Un nouveau cas de maltraitance d’un travailleur immigré, violenté par son employeur saoudien, fait grand bruit. Les Saoudiens vont-ils rester longtemps au-dessus des lois ?
Les images ont fait le tour des chaînes de télévisions arabophones. Sur une vidéo de 1’36, on voit un homme d’origine asiatique, dont il est difficile de déterminer avec certitude la nationalité, recevoir une rafle de gifles, administrées par un homme, hors-champ. Ce dernier est en colère car il accuse l’homme d’origine asiatique d’utiliser un téléphone portable pour appeler sa femme. Quand il lui demande comment il a obtenu le numéro de sa femme, l’immigré lui répond qu’il a trouvé un téléphone usagé dans une poubelle. Après avoir reçu plusieurs coups au visage, l’homme se lève. Il est alors passé à tabac : coup de poings, coups de pieds, il est même fouetté. Le lieu, la date et les circonstances exactes de ces scènes de violences ne sont pas connues. On ne sait pas grand-chose non plus sur les deux hommes qui apparaissent à l’écran. « Je ne peux pas confirmer à 100% la nationalité de la victime mais quand il s’exprime en arabe je pense reconnaître un accent bengali. Sa chemise orange est l’uniforme que portent tous les nettoyeurs municipaux en Arabie saoudite. Il est donc probablement employé par une ville à cet effet », suppose Mohammad Alsaeed, un observateur de France 24 qui vit à Jeddah, sur la côte ouest de l’Arabie saoudite.
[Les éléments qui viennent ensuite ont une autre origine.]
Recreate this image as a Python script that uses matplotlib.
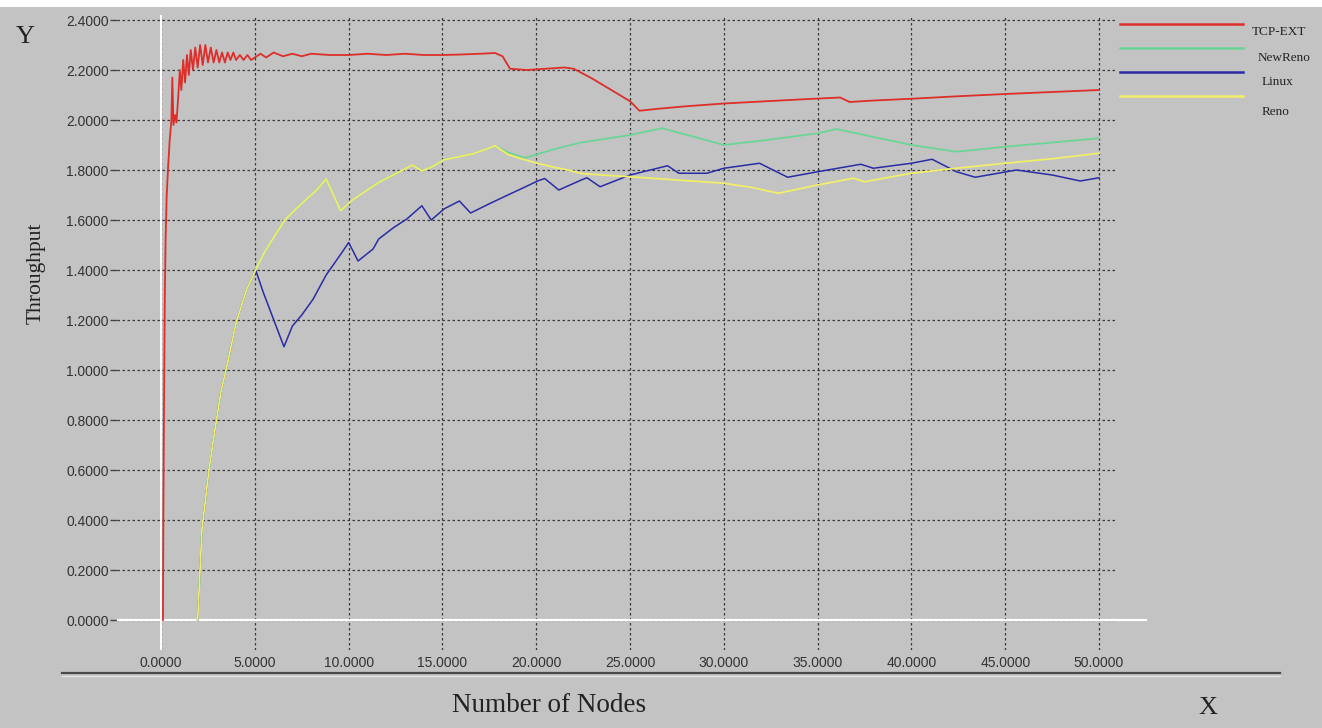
import numpy as np
import matplotlib
matplotlib.use('Agg')
from matplotlib import pyplot as plt
from matplotlib.lines import Line2D


# TCP-EXT (red)
tcp_x = [0.10, 0.12, 0.16, 0.20, 0.24, 0.30, 0.38, 0.46, 0.55, 0.60, 0.66, 0.75, 0.82, 0.92,
         1.00, 1.08, 1.18, 1.28, 1.38, 1.48, 1.58, 1.70, 1.82, 1.95, 2.08, 2.22, 2.36, 2.50,
         2.65, 2.80, 2.95, 3.10, 3.25, 3.40, 3.55, 3.70, 3.85, 4.00, 4.20, 4.40, 4.60, 4.80,
         5.00, 5.30, 5.60, 6.00, 6.50, 7.00, 7.50, 8.00, 9.00, 10.0, 11.0, 12.0, 13.0, 14.0,
         15.0, 16.0, 17.0, 17.8, 18.2, 18.6, 19.5, 20.5, 21.5, 22.0, 23.0, 24.0, 25.0, 25.5,
         26.5, 28.0, 30.0, 32.0, 34.0, 36.2, 36.7, 38.0, 40.0, 42.5, 45.0, 47.5, 50.0]
tcp_y = [0.00, 0.40, 0.90, 1.30, 1.52, 1.70, 1.82, 1.92, 2.00, 2.17, 1.98, 2.02, 1.99, 2.10,
         2.20, 2.12, 2.24, 2.15, 2.26, 2.18, 2.28, 2.20, 2.29, 2.21, 2.30, 2.22, 2.30, 2.23,
         2.29, 2.23, 2.28, 2.23, 2.27, 2.23, 2.27, 2.24, 2.27, 2.24, 2.26, 2.24, 2.26, 2.24,
         2.25, 2.265, 2.25, 2.27, 2.255, 2.265, 2.255, 2.265, 2.26, 2.26, 2.265, 2.26, 2.265, 2.26,
         2.26, 2.262, 2.265, 2.268, 2.255, 2.205, 2.20, 2.205, 2.21, 2.205, 2.165, 2.12, 2.075, 2.037,
         2.045, 2.055, 2.066, 2.074, 2.082, 2.09, 2.072, 2.078, 2.085, 2.095, 2.104, 2.112, 2.12]

# Reno (yellow)
reno_x = [1.95, 2.18, 2.55, 2.82, 3.18, 3.55, 4.00, 4.55, 5.04, 5.50, 6.00, 6.60, 7.20, 7.70,
          8.30, 8.80, 9.57, 10.2, 10.9, 11.6, 12.5, 13.4, 13.9, 14.5, 15.05, 16.0, 16.6, 17.2,
          17.8, 18.5, 19.2, 20.0, 21.0, 21.7, 22.4, 23.5, 25.0, 27.5, 30.0, 31.5, 32.9, 35.0,
          36.9, 37.5, 40.0, 42.4, 45.0, 47.5, 50.0]
reno_y = [0.00, 0.363, 0.60, 0.736, 0.909, 1.03, 1.19, 1.32, 1.40, 1.47, 1.53, 1.60, 1.645, 1.68,
          1.72, 1.764, 1.637, 1.68, 1.715, 1.75, 1.785, 1.82, 1.796, 1.815, 1.84, 1.855, 1.864, 1.88,
          1.897, 1.862, 1.845, 1.828, 1.81, 1.80, 1.786, 1.78, 1.773, 1.76, 1.747, 1.73, 1.707, 1.74,
          1.767, 1.753, 1.787, 1.807, 1.827, 1.845, 1.867]

# NewReno (green) - follows Reno until ~17.8
newreno_x = reno_x[:29] + [18.5, 19.4, 20.3, 21.3, 22.4, 23.7, 25.0, 26.7, 28.3, 30.0, 32.5,
                           35.0, 36.0, 38.0, 40.0, 42.4, 45.0, 47.5, 50.0]
newreno_y = reno_y[:29] + [1.87, 1.848, 1.869, 1.89, 1.91, 1.925, 1.94, 1.967, 1.935, 1.90, 1.922,
                           1.947, 1.964, 1.932, 1.90, 1.873, 1.893, 1.91, 1.927]

# Linux (blue) - shares the first rise
linux_x = reno_x[:9] + [5.45, 6.55, 7.0, 7.5, 8.1, 8.8, 9.64, 10.0, 10.5, 11.3, 11.6, 12.4, 13.1,
                        13.9, 14.4, 15.1, 15.9, 16.5, 17.5, 18.4, 19.2, 20.1, 20.45, 21.2, 22.4,
                        22.7, 23.4, 25.0, 27.0, 27.6, 29.1, 30.0, 31.9, 33.4, 35.0, 37.3, 37.97,
                        40.0, 41.1, 42.4, 43.4, 45.6, 47.5, 49.0, 50.0]
linux_y = reno_y[:9] + [1.31, 1.093, 1.176, 1.22, 1.283, 1.38, 1.47, 1.51, 1.436, 1.484, 1.524, 1.57,
                        1.604, 1.657, 1.60, 1.645, 1.676, 1.628, 1.665, 1.697, 1.725, 1.757, 1.766,
                        1.72, 1.76, 1.769, 1.733, 1.78, 1.817, 1.787, 1.787, 1.807, 1.827, 1.771,
                        1.793, 1.823, 1.807, 1.827, 1.843, 1.793, 1.771, 1.80, 1.78, 1.756, 1.769]

series_names = ['TCP-EXT', 'NewReno', 'Linux', 'Reno']
series_colors = ['#dd2e2a', '#6cd596', '#2b2ba6', '#f2ee6a']

x_ticks = np.arange(0, 51, 5)
y_ticks = np.arange(0, 2.41, 0.2)

BG = '#c3c3c3'
W, H = 1322, 728

fig = plt.figure(figsize=(W / 100, H / 100), dpi=100, facecolor=BG)
ax = fig.add_axes([117 / W, 1 - 650 / H, (1115 - 117) / W, (650 - 15) / H])
ax.set_facecolor(BG)
ax.set_xlim(-2.35, 50.85)
ax.set_ylim(-0.12, 2.42)

for s in ax.spines.values():
    s.set_visible(False)

ax.set_xticks(x_ticks)
ax.set_yticks(y_ticks)
ax.set_xticklabels(['%.4f' % v for v in x_ticks])
ax.set_yticklabels(['%.4f' % v for v in y_ticks])
for lab in ax.get_xticklabels() + ax.get_yticklabels():
    lab.set_fontfamily(['Liberation Sans', 'DejaVu Sans'])
    lab.set_fontsize(10)
    lab.set_color('#333333')
ax.tick_params(axis='x', length=0, pad=4)
ax.tick_params(axis='y', length=5, width=1, color='#444444', pad=1)

ax.grid(True, color='#3a3a3a', linestyle=(0, (2, 2)), linewidth=0.9)
ax.set_axisbelow(True)

# white zero axes
ax.axvline(0, color='white', lw=1.4, zorder=1.5)
ax.plot([-2.3, 52.5], [0, 0], color='white', lw=1.6, zorder=1.5, clip_on=False)

ax.plot(newreno_x, newreno_y, color=series_colors[1], lw=1.3, zorder=3)
ax.plot(linux_x, linux_y, color=series_colors[2], lw=1.1, zorder=3.5)
ax.plot(reno_x, reno_y, color=series_colors[3], lw=1.3, zorder=4)
ax.plot(tcp_x, tcp_y, color=series_colors[0], lw=1.3, zorder=5)

# legend drawn by hand at top right
leg_y = [24, 48, 72, 96]
lab_pos = [(1252, 32), (1258, 58), (1262, 82), (1262, 112)]
for name, col, ly, (tx, ty) in zip(series_names, series_colors, leg_y, lab_pos):
    fig.add_artist(Line2D([1120 / W, 1243 / W], [1 - ly / H, 1 - ly / H], color=col, lw=1.8))
    fig.text(tx / W, 1 - ty / H, name, family='Liberation Serif', fontsize=9.5,
             color='#222222', va='center', ha='left')

# separator line under the x tick labels
fig.add_artist(Line2D([62 / W, 1280 / W], [1 - 673 / H, 1 - 673 / H], color='#4a4a4a', lw=1.6))
fig.add_artist(Line2D([62 / W, 1280 / W], [1 - 676 / H, 1 - 676 / H], color='#e4e4e4', lw=1.0))

# top white strip
fig.add_artist(plt.Rectangle((0, 1 - 7 / H), 1, 7 / H, transform=fig.transFigure,
                             facecolor='white', edgecolor='none'))

serif = 'Liberation Serif'
fig.text(25 / W, 1 - 37 / H, 'Y', family=serif, fontsize=19, ha='center', va='center', color='#222222')
fig.text(1208 / W, 1 - 708 / H, 'X', family=serif, fontsize=19, ha='center', va='center', color='#222222')
fig.text(36 / W, 1 - 273 / H, 'Throughput', family=serif, fontsize=15.5, rotation=90,
         ha='center', va='center', color='#222222')
fig.text(549 / W, 1 - 705 / H, 'Number of Nodes', family=serif, fontsize=19.5,
         ha='center', va='center', color='#222222')

fig.savefig('out.png', dpi=100, facecolor=BG)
http://www.youtube.com/watch?v=AOSHoSHBRuI
Pour une fois, un cas de barbarie sur un travailleur immigré ne laisse pas impassible le royaume saoudien. La vidéo est d’une telle violence que les autorités du pays chargées des Droits de l’Homme dans le royaume, généralement très discrètes, se sont saisies du dossier. Selon le site d’Al Arabiya, une chaîne de télévision qui appartient à un émir de la famille saoudienne, la vidéo a été visionnée par la Commission des droits de l’Homme d’Arabie saoudite. La société nationale des Droits de l’Homme d’Arabie Saoudite a annoncé mardi 29 octobre qu’elle allait ouvrir une enquête sur les sévices subis par ce travailleur d’origine asiatique.
Mais quelle crédibilité accordée à cette institution ? On peut légitimement douter de l’impartialité et de l’objectivité de l’enquête menée par un office rattaché directement à l’exécutif saoudien. D’ailleurs l’Arabie saoudite s’est retrouvée sous le feu des critiques le 21 octobre dernier au Conseil des Droits de l’homme de l’ONU où plusieurs pays, dont son allié américain, ont ouvertement accusé le royaume d’emprisonnements arbitraires et de bafouer les droits des femmes saoudiennes et des travailleurs étrangers. « De nombreux pays ont des bilans problématiques mais l’Arabie Saoudite se distingue par son niveau de répression extrêmement élevé et son incapacité à respecter les engagements pris devant le Conseil des droits de l’homme », a dénoncé dans un communiqué le directeur de la zone Moyen-Orient à Human Rights Watch, Joe Stork.
Cette vidéo montre une nouvelle fois que le système légal qui régit le droit des immigrés en Arabie Saoudite est à l’origine des situations de maltraitance et d’exploitation des travailleurs immigrés. Pour être employé dans le royaume, un travailleur étranger doit être « sponsorisé » par un homme saoudien. Il est en quelque sorte son « tuteur ». Les migrants sont dans l’obligation, selon la loi saoudienne, d’obtenir une autorisation de leur tuteur pour le moindre déplacement. Autant dire que la liberté de circulation n’existe pas pour les travailleurs étrangers en Arabie Saoudite. Ce système de sponsoring nourrit donc un sentiment d’impunité chez les « tuteurs » saoudiens. Un sentiment qui n’est pas prêt de disparaître, au grand damne des travailleurs étrangers.